Once built, the EIC will be installed at the Electron-Ion Collider (EIC), a major new particle accelerator facility at the Brookhaven National Laboratory in New York in the United States.

The technology will be built at STFC’s Daresbury Laboratory in Daresbury and STFC’s Rutherford Appleton Laboratory in Oxfordshire, alongside a consortium of universities including Birmingham, Brunel, Glasgow, Lancaster, Liverpool, Oxford, York as well as the Cockcroft Institute.

Prof Mark Thomson, Executive Chair for STFC, and Infrastructure Champion for UKRI, said: “Through these investments UKRI continues to equip the research and innovation community with the tools it needs to explore and develop the science and technologies needed for the coming decades.
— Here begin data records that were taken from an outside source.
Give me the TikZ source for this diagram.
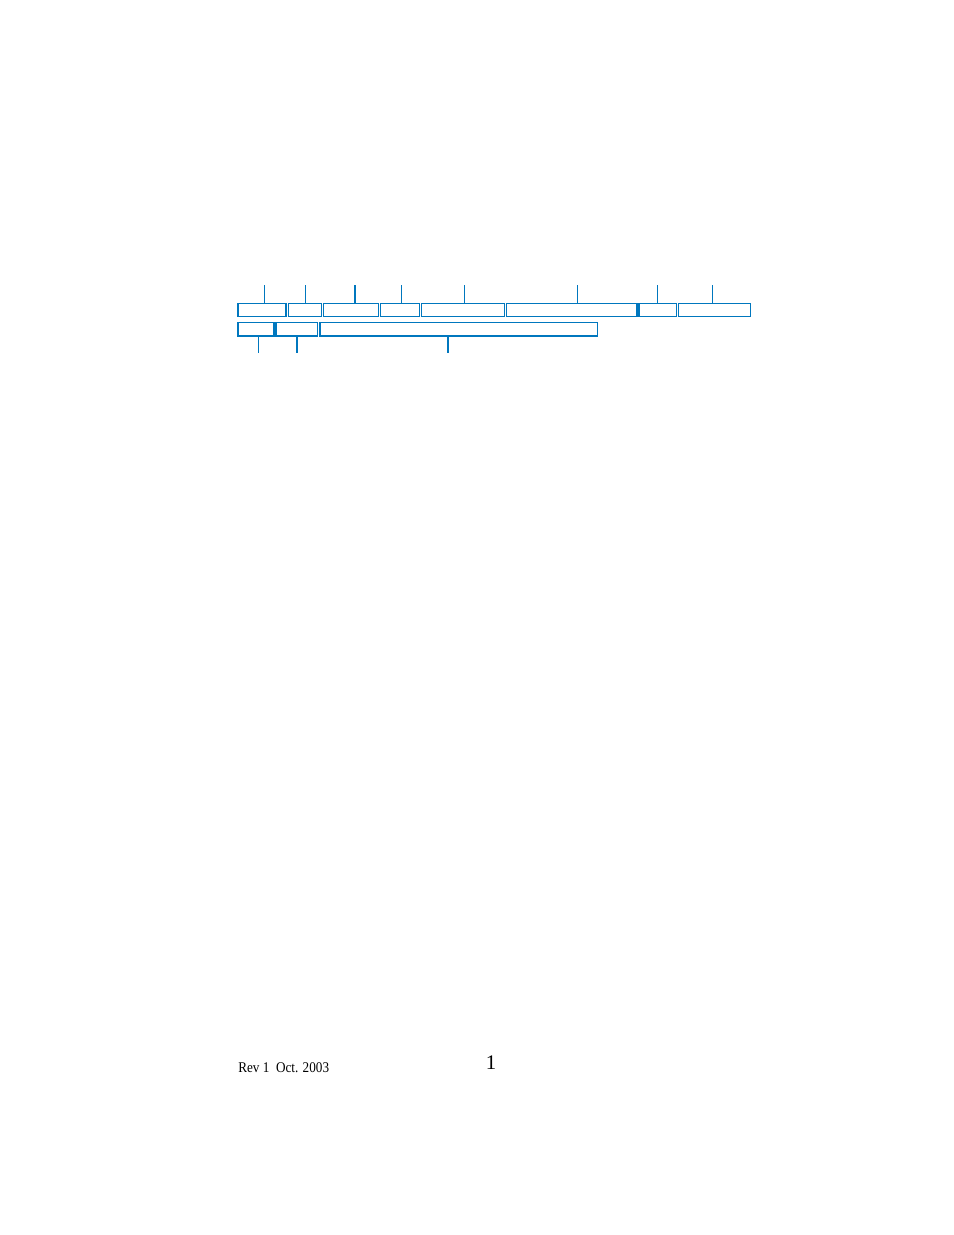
\documentclass[tikz,border=0pt]{standalone}
\usepackage{fontspec}
\setmainfont{Liberation Serif}
\definecolor{fieldblue}{RGB}{0,119,190}
\tikzset{
  fieldbox/.style={draw=fieldblue, line width=0.65pt},
  fieldedge/.style={draw=fieldblue, line width=1.3pt},
  fieldtick/.style={draw=fieldblue, line width=0.65pt},
  fieldtickb/.style={draw=fieldblue, line width=1.3pt},
}
\begin{document}
\begin{tikzpicture}[x=0.6415pt, y=-0.6415pt]
\useasboundingbox (0,0) rectangle (954,1235);
% upper row of fields
\foreach \a/\b in {238/286, 288.3/321.7, 323.3/378.7, 380.3/419.7, 421.3/504.7, 506.3/637.2, 639/676.7, 678.3/750.7}
  \draw[fieldbox] (\a,303.3) rectangle (\b,316.3);
\draw[fieldedge] (285.6,303.3) -- (285.6,316.3);
\draw[fieldedge] (637.2,303.3) -- (637.2,316.3);
% ticks above
\foreach \x in {264.3, 305.3, 401.3, 464.3, 577.3, 657.3, 712.3}
  \draw[fieldtick] (\x,285) -- (\x,303.3);
\draw[fieldtickb] (355,285) -- (355,303.3);
% lower row of fields
\foreach \a/\b in {238/274, 276/317.7, 320/597.7}
  \draw[fieldbox] (\a,322.3) rectangle (\b,336);
\draw[fieldedge] (238,336) -- (274,336) -- (274,322.3);
\draw[fieldedge] (276,336) -- (317.7,336);
\draw[fieldedge] (320,336) -- (597.7,336);
% ticks below
\draw[fieldtick] (258.3,336) -- (258.3,352.7);
\draw[fieldtickb] (297,336) -- (297,352.7);
\draw[fieldtickb] (448,336) -- (448,352.7);
% footer
\node[anchor=base west, inner sep=0pt, font=\fontsize{9.5}{11}\selectfont] (rev) at (238,1072) {\scalebox{0.89}[1]{Rev 1\ \ Oct. 2003}};
\node[anchor=base, inner sep=0pt, font=\fontsize{13.3}{15}\selectfont] (page) at (491,1069) {1};
\end{tikzpicture}
\end{document}
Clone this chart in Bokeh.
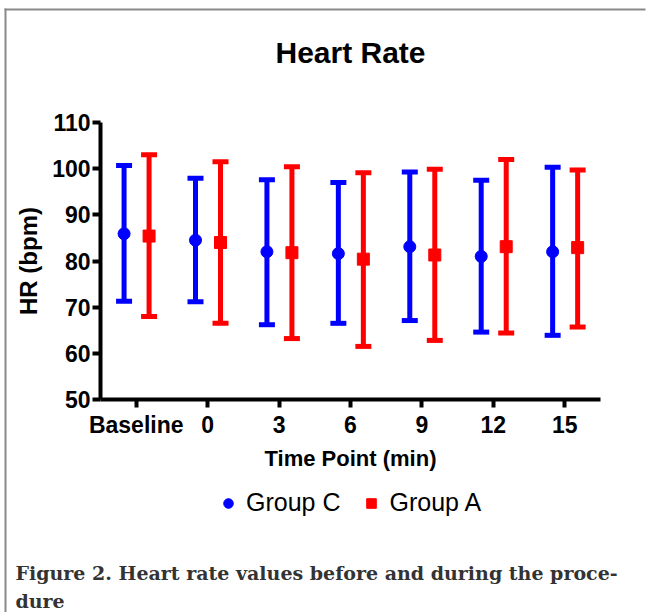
from bokeh.plotting import figure
from bokeh.models import (ColumnDataSource, Whisker, TeeHead, Legend, LegendItem,
                          Label, FixedTicker, Range1d, BoxAnnotation)
from bokeh.transform import dodge
from bokeh.embed import file_html
from bokeh.resources import INLINE

# ---- data ----
time_labels = ["Baseline", "0", "3", "6", "9", "12", "15"]
time_pos = [0, 1, 2, 3, 4, 5, 6]
c_mean = [85.9, 84.5, 82.0, 81.6, 83.1, 81.0, 82.0]
c_upper = [100.7, 97.9, 97.6, 97.0, 99.3, 97.5, 100.3]
c_lower = [71.3, 71.2, 66.2, 66.5, 67.1, 64.6, 63.9]
a_mean = [85.4, 84.0, 81.8, 80.4, 81.3, 83.1, 82.9]
a_upper = [103.0, 101.5, 100.4, 99.1, 99.9, 102.0, 99.7]
a_lower = [68.0, 66.5, 63.2, 61.5, 62.8, 64.4, 65.7]
y_ticks = [50, 60, 70, 80, 90, 100, 110]
y_axis_span = (50, 110)
x_axis_span = (-0.5, 6.5)

BLUE = "#0000FF"
RED = "#FF0000"
FONT = "Liberation Sans"

W, H = 646, 612
# frame covers the whole canvas; axes are pinned inside it
PX_Y = 277 / 60.0     # pixels per bpm
PX_X = 500 / 7.0      # pixels per time slot
y_lo = y_axis_span[0] - 213 / PX_Y
y_hi = y_axis_span[1] + 122 / PX_Y
x_lo = x_axis_span[0] - 100 / PX_X
x_hi = x_axis_span[1] + 46 / PX_X

src_c = ColumnDataSource(dict(x=time_pos, mean=c_mean, upper=c_upper, lower=c_lower))
src_a = ColumnDataSource(dict(x=time_pos, mean=a_mean, upper=a_upper, lower=a_lower))

p = figure(width=W, height=H, output_backend="svg", toolbar_location=None,
           x_range=Range1d(x_lo, x_hi), y_range=Range1d(y_lo, y_hi),
           min_border=0)
p.outline_line_color = None
p.xgrid.visible = False
p.ygrid.visible = False

# page frame lines (top and left only), as thin filled strips
strip_kw = dict(left_units="screen", right_units="screen", top_units="screen",
                bottom_units="screen", fill_color="#8a8a8a", fill_alpha=1,
                line_color=None)
p.add_layout(BoxAnnotation(left=4, right=6, top=H - 8, bottom=0, **strip_kw))
p.add_layout(BoxAnnotation(left=4, right=W - 1, top=H - 8, bottom=H - 10, **strip_kw))

for ax in (p.xaxis[0], p.yaxis[0]):
    ax.axis_line_width = 4
    ax.axis_line_color = "black"
    ax.major_tick_line_width = 4
    ax.major_tick_out = 8
    ax.major_tick_in = 0
    ax.minor_tick_line_color = None
    ax.major_label_text_font = FONT
    ax.major_label_text_font_style = "bold"
    ax.major_label_text_font_size = "23px"
    ax.major_label_text_color = "black"
    ax.axis_label_text_font = FONT
    ax.axis_label_text_font_style = "bold"
    ax.axis_label_text_color = "black"

yax = p.yaxis[0]
yax.ticker = FixedTicker(ticks=y_ticks)
yax.bounds = y_axis_span
yax.fixed_location = x_axis_span[0]
yax.axis_label = "HR (bpm)"
yax.axis_label_text_font_size = "24px"
yax.major_label_standoff = 2
yax.axis_label_standoff = 7

xax = p.xaxis[0]
xax.ticker = FixedTicker(ticks=time_pos)
xax.bounds = x_axis_span
xax.fixed_location = y_axis_span[0]
xax.major_label_overrides = {i: lab for i, lab in zip(time_pos, time_labels)}
xax.axis_label = "Time Point (min)"
xax.axis_label_text_font_size = "22px"
xax.major_label_standoff = 4
xax.axis_label_standoff = 5

# error bars
for src, col, off in ((src_c, BLUE, -0.17), (src_a, RED, 0.18)):
    w = Whisker(source=src, base=dodge("x", off), upper="upper", lower="lower",
                line_color=col, line_width=5,
                upper_head=TeeHead(size=16, line_color=col, line_width=5),
                lower_head=TeeHead(size=16, line_color=col, line_width=5))
    p.add_layout(w)

r_c = p.scatter(x=dodge("x", -0.17), y="mean", source=src_c, marker="circle",
                size=12, color=BLUE)
r_a = p.scatter(x=dodge("x", 0.18), y="mean", source=src_a, marker="square",
                size=12, color=RED)

legend = Legend(items=[LegendItem(label="Group C", renderers=[r_c]),
                       LegendItem(label="Group A", renderers=[r_a])],
                orientation="horizontal", location=(216, 95),
                label_text_font=FONT, label_text_font_size="25px",
                label_text_color="black", glyph_width=24, glyph_height=24,
                label_standoff=6, spacing=19, padding=0, margin=0,
                border_line_color=None, background_fill_alpha=0)
p.add_layout(legend, "center")

# title
p.add_layout(Label(x=350, y=H - 51.5, x_units="screen", y_units="screen",
                   text="Heart Rate", text_align="center", text_baseline="middle",
                   text_font=FONT, text_font_style="bold", text_font_size="30px",
                   text_color="black"))

# caption
cap_kw = dict(x_units="screen", y_units="screen", text_align="left",
              text_baseline="alphabetic", text_font="DejaVu Serif",
              text_font_style="bold", text_font_size="19px", text_color="#333333")
p.add_layout(Label(x=15, y=H - 572,
                   text="Figure 2. Heart rate values before and during the proce-", **cap_kw))
p.add_layout(Label(x=15, y=H - 600, text="dure", **cap_kw))

open("out.html", "w").write(file_html(p, INLINE))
“From improving our understanding of the structure of matter itself to digitising the country’s collections of natural specimens, these projects will strengthen the UK community’s quest for discovery and innovative applications.”

He added: “The long term nature of this investment also helps to maintain the UK’s key position on the world stage of research and innovation for the future.

“On a personal level, I am particularly pleased that today’s announcement will strengthen the UK’s collaboration with the US Department of Energy, in the development and delivery of a major new scientific facility.”